Quanto mais não fosse, só o simples facto de esta ser uma história de um pneu com poderes psicoquinéticos que se transforma num cruel assassino de estrada (com direito a flashbacks dos seus tempos felizes de pneu de carro), prometiam uma entrada garantida de PNEU para o panteão selecto de filmes de culto Tão Maus Que São Bons. Mas tal como Peter Jackson fez com Carne Humana Precisa-se, também Dupieux mais do que simplesmente abraçar o facilitismo da chunguice do terror barato (que está no filme), mostra-se um total conhecedor do género e das suas convenções, desconstruindo-as com tremenda ironia, saber e inteligência, de modo a arranjar espaço para reflectir sobre o voyerismo e a alienação dos espectadores modernos, entregando uma bofetada de luva branca ao cinema de "razão nenhuma" que hoje em dia se faz em Hollywood, e um pouco por toda a parte.
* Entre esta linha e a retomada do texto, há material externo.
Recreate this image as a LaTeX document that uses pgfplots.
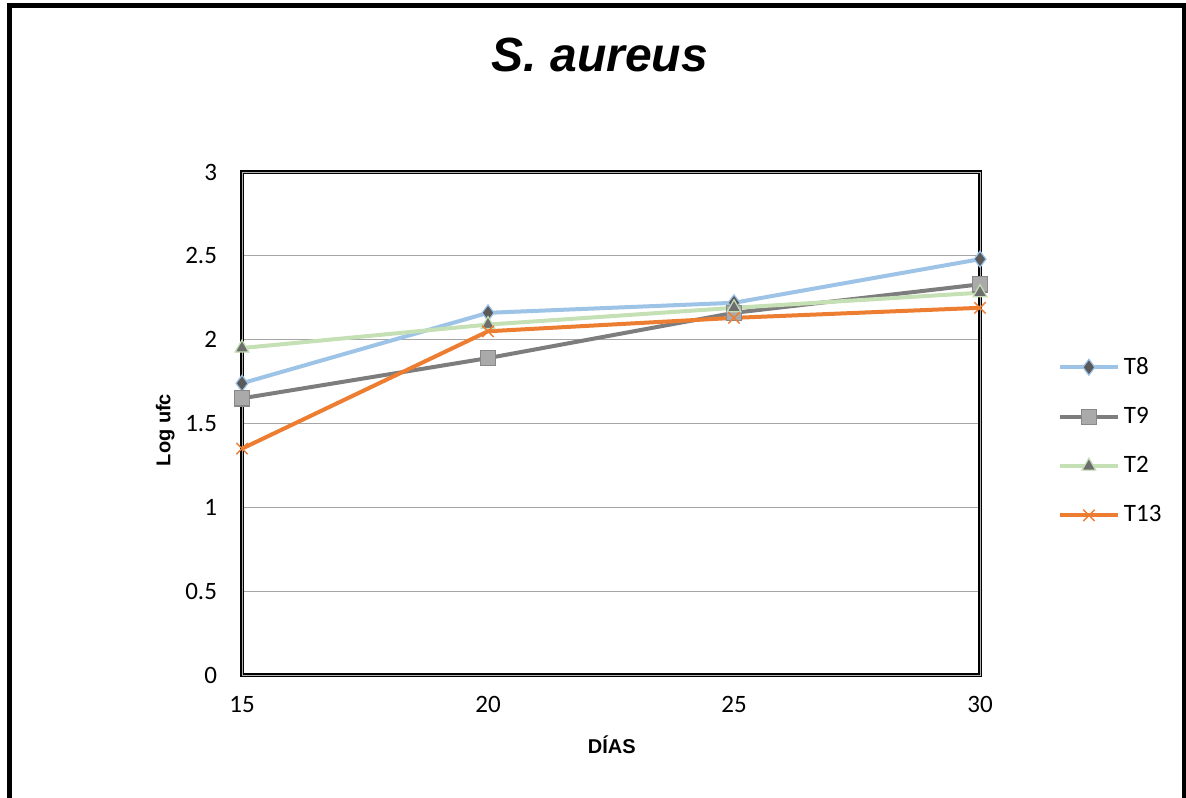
\documentclass[border=0pt]{standalone}
\usepackage{pgfplots}
\pgfplotsset{compat=1.18}
\usepackage{fontspec}
\setmainfont{Carlito}
\newfontfamily\arialfont{Liberation Sans}
\definecolor{cT8}{RGB}{157,195,230}
\definecolor{cT8m}{RGB}{90,90,90}
\definecolor{cT9}{RGB}{125,125,125}
\definecolor{cT9m}{RGB}{170,170,170}
\definecolor{cT2}{RGB}{197,224,180}
\definecolor{cT2m}{RGB}{110,110,110}
\definecolor{cT13}{RGB}{237,125,49}
\begin{document}
\begin{tikzpicture}[x=1pt,y=1pt]
\useasboundingbox (0,0) rectangle (593,398.5);
\draw[line width=2.5pt] (4.75,-5) -- (4.75,395.75) -- (592,395.75) -- (592,-5);
\node[font=\arialfont\bfseries\itshape\fontsize{24}{29}\selectfont] at (300,371) {S. aureus};
\begin{axis}[
  at={(121pt,61pt)}, anchor=south west,
  scale only axis, width=369pt, height=251.5pt,
  xmin=15, xmax=30, ymin=0, ymax=3,
  xtick={15,20,25,30}, ytick={0,0.5,1,1.5,2,2.5,3},
  major tick length=0pt,
  ymajorgrids, grid style={color=gray!70, line width=0.6pt},
  axis line style={black, line width=2pt},
  tick label style={font=\fontsize{12.5}{15}\selectfont},
  /pgf/number format/assume math mode=true,
  xticklabel style={yshift=-7pt},
  yticklabel style={xshift=-9pt},
  xlabel={DÍAS}, ylabel={Log ufc},
  label style={font=\arialfont\bfseries\fontsize{10}{12}\selectfont},
  xlabel style={at={(axis description cs:0.501,-0.139)}, anchor=center},
  ylabel style={at={(axis description cs:-0.104,0.487)}, anchor=center, rotate=0},
  legend style={at={(axis description cs:1.105,0.465)}, anchor=west, draw=none, fill=none,
    font=\fontsize{12.5}{15}\selectfont, row sep=11pt, inner sep=0pt},
  legend cell align=left,
  legend image code/.code={\draw[mark repeat=2,mark phase=2,#1] plot coordinates {(0pt,0pt)(14.5pt,0pt)(29pt,0pt)};},
  clip=false,
]
\addplot[color=cT8, line width=2pt, mark=diamond*, mark size=4pt, mark options={fill=cT8m, draw=cT8, line width=0.6pt}]
  coordinates {(15,1.74) (20,2.16) (25,2.22) (30,2.48)};
\addlegendentry{T8}
\addplot[color=cT9, line width=2pt, mark=square*, mark size=3.8pt, mark options={fill=cT9m, draw=cT9m!80!black, line width=0.6pt}]
  coordinates {(15,1.65) (20,1.89) (25,2.16) (30,2.33)};
\addlegendentry{T9}
\addplot[color=cT2, line width=2pt, mark=triangle*, mark size=4pt, mark options={fill=cT2m, draw=cT2, line width=0.6pt}]
  coordinates {(15,1.95) (20,2.09) (25,2.19) (30,2.28)};
\addlegendentry{T2}
\addplot[color=cT13, line width=2pt, mark=x, mark size=4pt, mark options={draw=cT13, line width=0.7pt}]
  coordinates {(15,1.35) (20,2.05) (25,2.13) (30,2.19)};
\addlegendentry{T13}
\draw[gray!60, line width=0.4pt] (rel axis cs:0,0) rectangle (rel axis cs:1,1);
\end{axis}
\end{tikzpicture}
\end{document}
No seu melhor, PNEU parece o filho bastardo de uma noite de amor escaldante entre os Monthy Python e David Lynch, tal a quantidade de toques surrealistas e humor non-sense que o polvilham. No seu pior, este é um filme sobre um pneu assassino... o que convenhamos que já de si não é nada mau!

Uma coisa é certa: este é claramente um daqueles filmes obscuros que daqui a 20 anos vamos querer gabar-nos aos nossos filhos e amigos que vimos. (e quando contarmos essa historia, vamos dizer que foi no cinema)

MS



¶ Nota: Inicio assim, com um filme já algo antigo mas que serve de antecipação para escrever sobre o WRONG, a minha aventura no Noite Americana. 

É com uma grande honra que aceito este convite, sei que cheguei a um Barcelona de critica cinematográfica e no meio de Xavis e Iniestas (não digo o Messi, porque ainda não estou convencido que ele seja mesmo o melhor),  podem contar com uma regularidade de Dani Alves e ocasionais rasgos de nota artísticas de um Pedro Rodríguez. 

Tentarei seguir as palavras de Dylan Thomas e "não ser gentil nesta noite escura", que acredito que é a única maneira que temos para escrever sobre cinema. 

Resta-me portanto começar a falar de filmes!